I run the TensorRT5.0.2 with multithreading, and after running for a while, the process will crash. The log is below:
[CHECK_FAILED] [/wangyusong/net_rt/caffe_compact_gpu/src/caffe/util/math_functions.cu] [89] (error) == (cudaSuccess) an illegal memory access was encounteredCUDA cask failure at execution for trt_volta_scudnn_128x64_relu_xregs_large_nn_v1.

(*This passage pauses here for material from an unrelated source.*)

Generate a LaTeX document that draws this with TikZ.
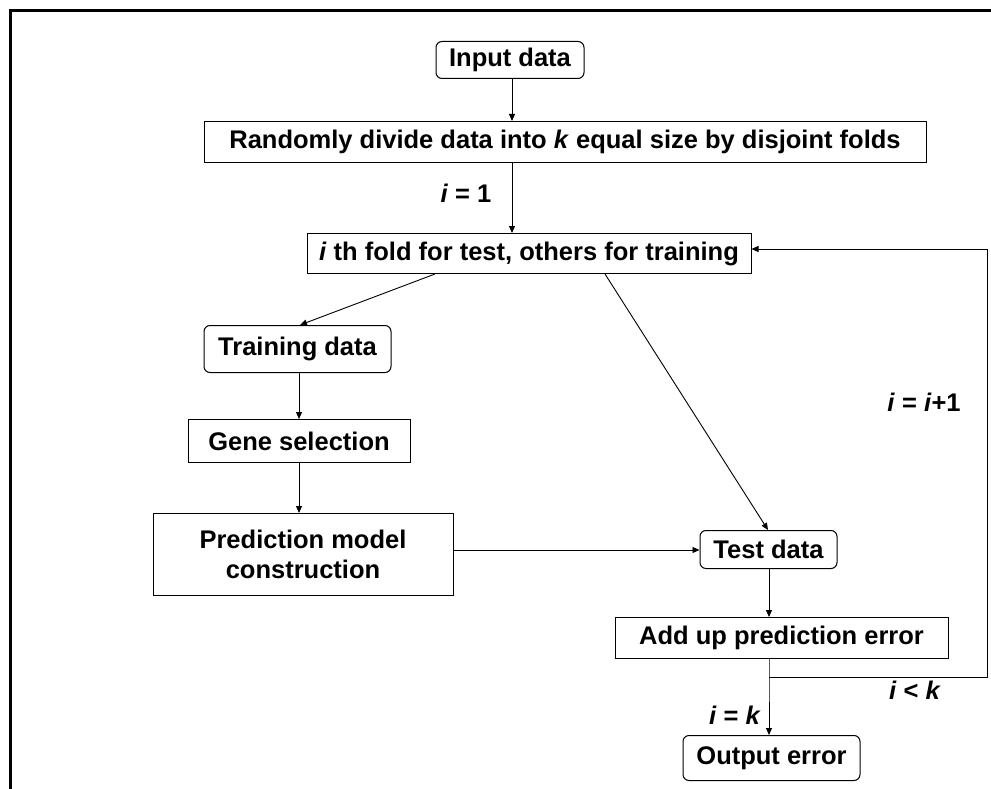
\documentclass[tikz,border=0pt]{standalone}
\usepackage{fontspec}
\setmainfont{Liberation Sans}
\usetikzlibrary{arrows.meta,positioning,calc}
\tikzset{
  base/.style={draw, line width=1pt, inner sep=0pt, align=center,
    font=\fontsize{25.5}{30}\selectfont\bfseries},
  sqbox/.style={base},
  rbox/.style={base, rounded corners=6pt},
  link/.style={line width=0.9pt, -{Triangle[length=7pt,width=6pt]}},
  lbl/.style={font=\fontsize{25.5}{30}\selectfont\bfseries, inner sep=0pt},
}
\newcommand{\iv}[1]{\textit{#1}}
\begin{document}
\begin{tikzpicture}[x=1pt,y=-1pt]
\useasboundingbox (0,0) rectangle (991,789);
% open frame along the top and left
\draw[line width=2.4pt] (10.5,789) -- (10.5,10.5) -- (991,10.5);

% boxes
\node[rbox, minimum width=148pt, minimum height=37pt] (input) at (510,60) {Input data};
\node[sqbox, minimum width=722pt, minimum height=41pt] (divide) at (565,142)
  {Randomly divide data into \iv{k} equal size by disjoint folds};
\node[sqbox, minimum width=444pt, minimum height=40pt] (fold) at (529,253.5)
  {\iv{i} th fold for test, others for training};
\node[rbox, minimum width=187pt, minimum height=47pt] (train) at (297.5,349) {Training data};
\node[sqbox, minimum width=222pt, minimum height=43pt] (gene) at (299,441) {Gene selection};
\node[sqbox, minimum width=300pt, minimum height=82pt] (pred) at (303,554.5)
  {Prediction model\\construction};
\node[rbox, minimum width=137pt, minimum height=38pt] (test) at (768.5,549.5) {Test data};
\node[sqbox, minimum width=333pt, minimum height=41pt] (add) at (781.5,638) {Add up prediction error};
\node[rbox, minimum width=177pt, minimum height=45pt] (out) at (771.5,758) {Output error};

% connectors
\draw[link] (input.south -| 512,0) -- (divide.north -| 512,0);
\draw[link] (divide.south -| 512,0) -- (fold.north -| 512,0);
\draw[link] (fold.south -| 435,0) -- (train.north -| 300,0);
\draw[link] (fold.south -| 605,0) -- (test.north -| 768,0);
\draw[link] (train.south -| 299,0) -- (gene.north -| 299,0);
\draw[link] (gene.south -| 299,0) -- (pred.north -| 299,0);
\draw[link] (pred.east |- 0,550) -- (test.west |- 0,550);
\draw[link] (test.south -| 769,0) -- (add.north -| 769,0);
\coordinate (split) at (769,677);
\coordinate (corner) at (987,677);
\coordinate (top) at (987,249);
\draw[link] (add.south -| 769,0) -- (split) -- (out.north -| 769,0);
\draw[link] (split) -- (corner) -- (top) -- (fold.east |- top);

% loop labels
\node[lbl] (l1) at (466,193) {\iv{i} = 1};
\node[lbl] (l2) at (924,402) {\iv{i} = \iv{i}+1};
\node[lbl] (l3) at (915,690) {\iv{i} < \iv{k}};
\node[lbl] (l4) at (735,715) {\iv{i} = \iv{k}};
\end{tikzpicture}
\end{document}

cuda/caskConvolutionLayer.cpp (256) - Cuda Error in execute: 77
cuda/caskConvolutionLayer.cpp (256) - Cuda Error in execute: 77
[ERR][05/05-23:15:19]FATAL ERROR, BACKTRACE NOT AVAILABLE
Is any idea about this?
Environment
TensorRT Version: TensorRT 5.0.2 GPU Type: Tesla T4 Nvidia Driver Version: 450.80.02 CUDA Version: CUDA10.0 CUDNN Version: 7.3.1 Operating System + Version: Ubuntu16.04 Python Version (if applicable): C++ instead TensorFlow Version (if applicable): No PyTorch Version (if applicable): No Baremetal or Container (if container which image + tag): No
Relevant Files
None
Steps To Reproduce
The code is not mine, I just want to ask for some advice.
Thanks for your reply,it will be better to give me some potential reasons for that error,because I am not a direct user of TensorRT,but the library I am depend on contains this problem,the stacktrace is below:
Looks like you’re using a very old version of the TensorRT. We recommend you please use the latest version of the TensoRT 8.4. https://developer.nvidia.com/nvidia-tensorrt-8x-download
If you still face this issue, please share with issue repro ONNX model and minimal script to try from our end for better debugging.
Well, updating TensorRT is a solution we are also advancing;or I put another way, what is the reason of this error, how can I reproduce this error with 100% probability?
I am loading, inferring, and releasing the model through multithreading and TensorRT, is there any problem? Sorry, I really need a direction to debug?
It’s another coredump below:
UFF and Caffe Parser have been deprecated from TensorRT 7 onwards, hence request you to try the ONNX parser.
If you still face this issue, please share with issue repro ONNX model and minimal script to try from our end for better debugging.